El PP de Rajoy se ha ganado a pulso la deserción de sus votantes porque las repetidas frases de firmeza constitucional no se correspondían con una praxis política de acuerdo con la gravedad del problema

Hoy se inaugura en el Parlament una nueva legislatura, que elegirá una Mesa con mayoría independentista para una investidura que, antes o después, acabará haciendo president a un candidato que no será Carles Puigdemont. El separatismo ha fracasado en su chantaje al Estado y el resultado es que sus líderes están en prisión o huidos de la justicia. Sin embargo, la derrota más severa se la ha llevado el partido de Mariano Rajoy y Soraya Sáez de Santamaría. Tratándose del partido del Gobierno, merece la pena preguntarse por qué el PP, al que muchos suponían poseído por un afán tan calculador, ha perdido dos tercios de su electorado en Cataluña desde 2012, que han pasado a engrosar el espectacular crecimiento de Ciudadanos. Pues bien, básicamente se debe a que sus máximos dirigentes monclovitas se han  refugiado en un pensamiento casi tan mágico como el de los independentistas, consistente en negar la realidad.

En 2014, el Gobierno insistió en que la consulta soberanista del 9N no iba a realizarse, aunque tampoco hizo nada para impedirlo, más allá de recurrir al Tribunal Constitucional. Podía haber realizado un primer requerimiento al entonces president Artur Mas por la vía del artículo 155, tal como ayer mismo Felipe González sostuvo públicamente que debía haberse hecho. El PP disponía de cómodas mayorías absolutas en el Senado y en el Congreso, y ni Podemos ni Ciudadanos existían en las Cortes. Pero en Moncloa optaron por un vergonzoso pacto entre bambalinas con los soberanistas que, al final, acabó en burla y escarnio para Rajoy, que salió días más tarde a negar que en Cataluña se hubiera celebrado ninguna consulta.
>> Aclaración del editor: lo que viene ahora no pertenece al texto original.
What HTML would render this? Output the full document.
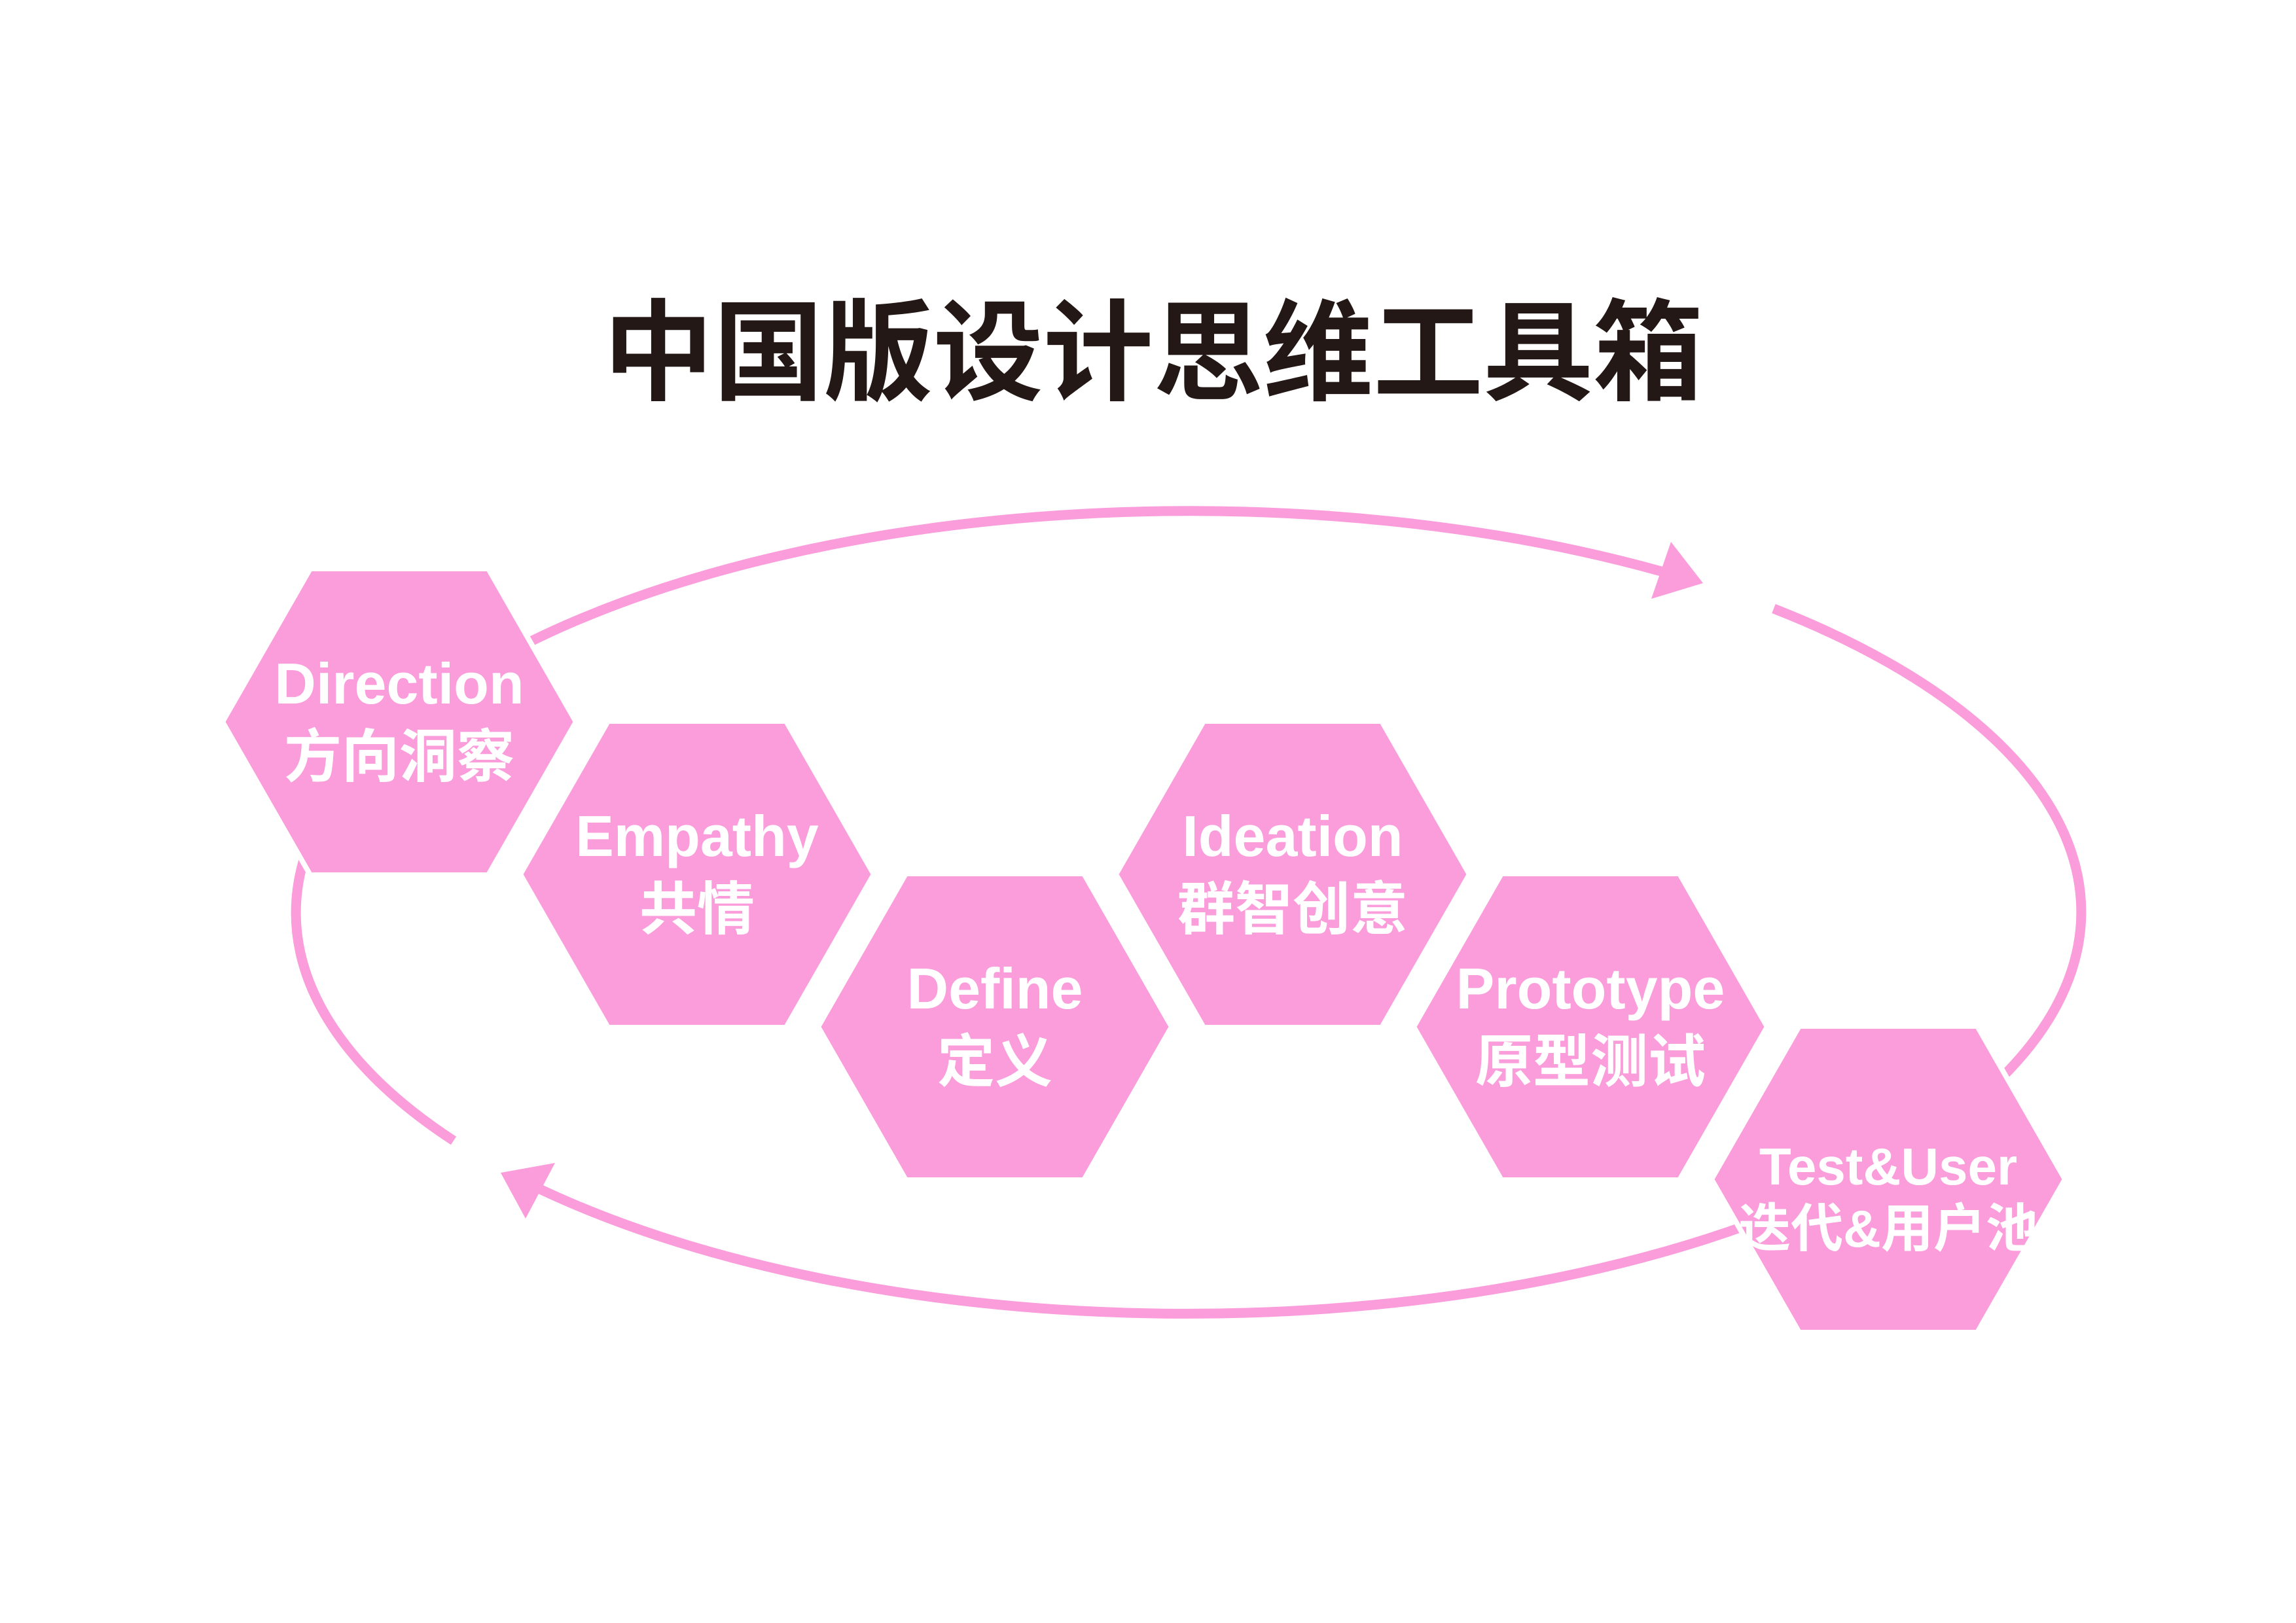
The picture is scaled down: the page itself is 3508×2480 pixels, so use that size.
<!DOCTYPE html>
<html><head><meta charset="utf-8"><style>
html,body{margin:0;padding:0;background:#fff;}
svg{display:block;}
</style></head><body>
<svg width="3508" height="2480" viewBox="0 0 3508 2480" xmlns="http://www.w3.org/2000/svg">
<rect width="3508" height="2480" fill="#fff"/>
<text x="1762" y="598" text-anchor="middle" font-family="'Liberation Sans','Noto Sans CJK SC',sans-serif" font-weight="bold" font-size="168" fill="#231815">中国版设计思维工具箱</text>
<g fill="none" stroke="#fb9cdb" stroke-width="15">
<path d="M 693 1743 A 1366 614 0 0 1 2538 873"/>
<path d="M 2710 930 A 1366 614 0 1 1 825 1817"/>
</g>
<polygon points="2602,891 2523,915 2553,828" fill="#fb9cdb"/>
<polygon points="765,1792 803,1862 848,1777" fill="#fb9cdb"/>
<g fill="#fb9cdb" stroke="#fff" stroke-width="8">
<polygon points="340,1103 474,869 746,869 880,1103 746,1337 474,1337"/>
<polygon points="795,1336 929,1102 1201,1102 1335,1336 1201,1570 929,1570"/>
<polygon points="1250,1569 1384,1335 1656,1335 1790,1569 1656,1803 1384,1803"/>
<polygon points="1705,1336 1839,1102 2111,1102 2245,1336 2111,1570 1839,1570"/>
<polygon points="2160,1569 2294,1335 2566,1335 2700,1569 2566,1803 2294,1803"/>
<polygon points="2615,1802 2749,1568 3021,1568 3155,1802 3021,2036 2749,2036"/>
</g>
<g font-family="'Liberation Sans','Noto Sans CJK SC',sans-serif" font-weight="bold" font-size="88" fill="#fff" text-anchor="middle">
<text x="610" y="1075">Direction</text><text x="610" y="1187">方向洞察</text>
<text x="1065" y="1308">Empathy</text><text x="1065" y="1420">共情</text>
<text x="1520" y="1541">Define</text><text x="1520" y="1653">定义</text>
<text x="1975" y="1308">Ideation</text><text x="1975" y="1420">群智创意</text>
<text x="2430" y="1541">Prototype</text><text x="2430" y="1653">原型测试</text>
<text x="2885" y="1810" font-size="80">Test&amp;User</text><text x="2885" y="1905" font-size="80">迭代&amp;用户池</text>
</g>
</svg>
</body></html>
Tres años después, se ha producido la misma negación de la realidad para consternación de sus votantes que no pudieron dar crédito a que la mañana del 1-O hubiera colegios abiertos con urnas y papeletas para celebrar un simulacro de referéndum. Es evidente que la cadena de fallos ha sido enorme, empezando por los servicios de inteligencia, que se suponían en alerta ante una amenaza tan grave para el Estado como es la desintegración territorial, o el escaso trabajo que ha realizado la Delegación del Gobierno en Cataluña, aunque al frente hubiera un hábil comunicador como Enric Millo. En paralelo, recordemos también el fiasco de la operación diálogo en el primer semestre de 2017, encabezada por la plenipotenciaria vicepresidenta que llegó a considerar a Oriol Junqueras nada menos que como un "político fiable".
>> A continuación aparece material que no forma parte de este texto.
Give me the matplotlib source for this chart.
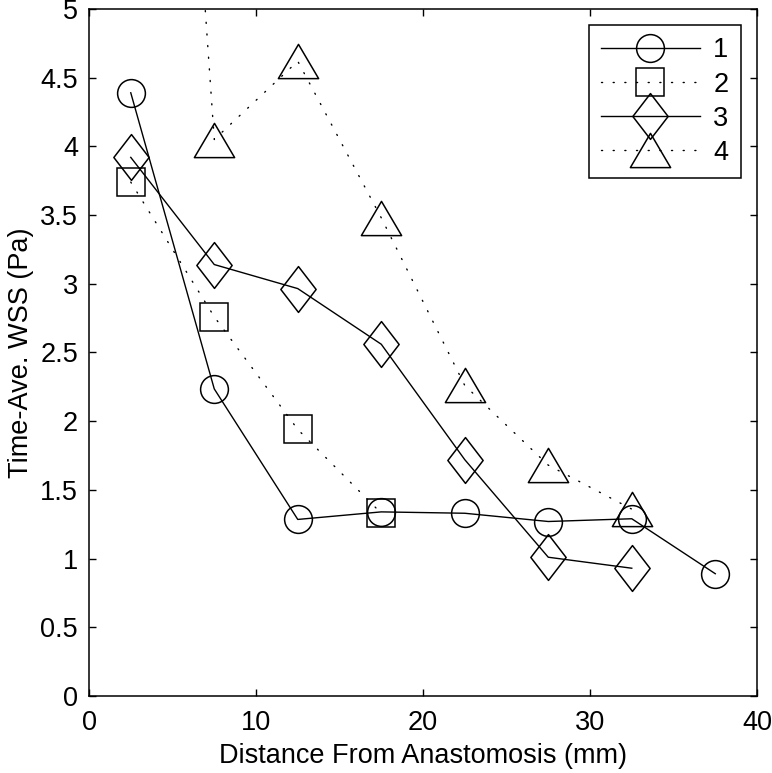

El PP de Rajoy se ha ganado a pulso la deserción de sus votantes porque las repetidas frases de firmeza constitucional, a veces incluso un tanto chulescas, no se correspondían con una praxis política de acuerdo con la gravedad del problema. A ello hay que añadir un comportamiento ejecutivo gandul cuando no manifiestamente incompetente. El PP no ha seguido en la crisis catalana otra filosofía que "esperar y ver", creyendo que el problema secesionista se resolvería en sus propias contradicciones, sin jamás llevar la iniciativa política. A veces por pura indolencia. El desastre lo ha pagado muy caro en Cataluña pero, como consecuencia del auge de Ciudadanos, su posición en el conjunto de España se encuentra ahora seriamente amenazada.